The process was a tough one with more than ten scholarship offers.


“I would like to thank all of the programs who offered me, recruited me, and hosted me on unofficial visits. I enjoyed meeting everyone and all of the relationships I developed along the way,” Daniels said.


Daniels joins point guard Myck Kabongo (#18 player in the country), shooting guard Julien Lewis and G/W Sheldon McClellan (#27 player in the country) in the 2011 class for the Longhorns.


DeAndre Daniels Scouting Report

Daniels is a long armed combo forward that will likely play a face-up, four-man type of role on the next level. Daniels has only been playing the game for roughly three years, but has made a steady progression skill wise.

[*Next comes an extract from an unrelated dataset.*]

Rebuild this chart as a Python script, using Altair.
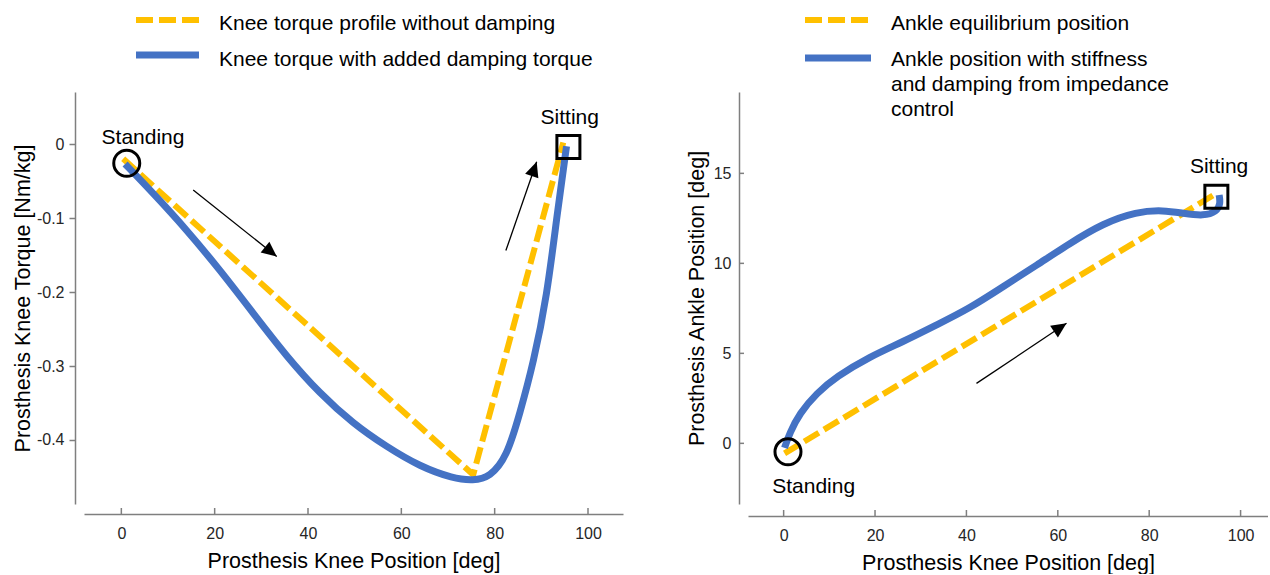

On the offensive end, Daniels can put the ball on the floor and drive a big man. In time, he will be able to put the ball on the floor against bigger wing defenders with more success as he works to get his inside shoulder lower. Daniels doesn’t shy away from putting the ball on the deck. The near 6-8 forward runs the floor well with the ability to finish above the rim. For a player that hasn’t played the game his entire life, he has good footwork. Daniels can knock down the three as well as the mid-range jumper. Daniels has soft hands and often times will make the tough catch and go up in one motion.

Defensively, Daniels isn’t afraid to throw his body around diving for loose balls or defending on the catch in the post. He has long arms and uses his length to bat post entry passes away or disrupt timing. After the catch, Daniels isn’t developed enough physically to hold position and defend for long, but he isn’t afraid of contact and physical play.

Daniels’ key over the next two years will be physical development, continuing to work using his length on defense and jump shot mechanics.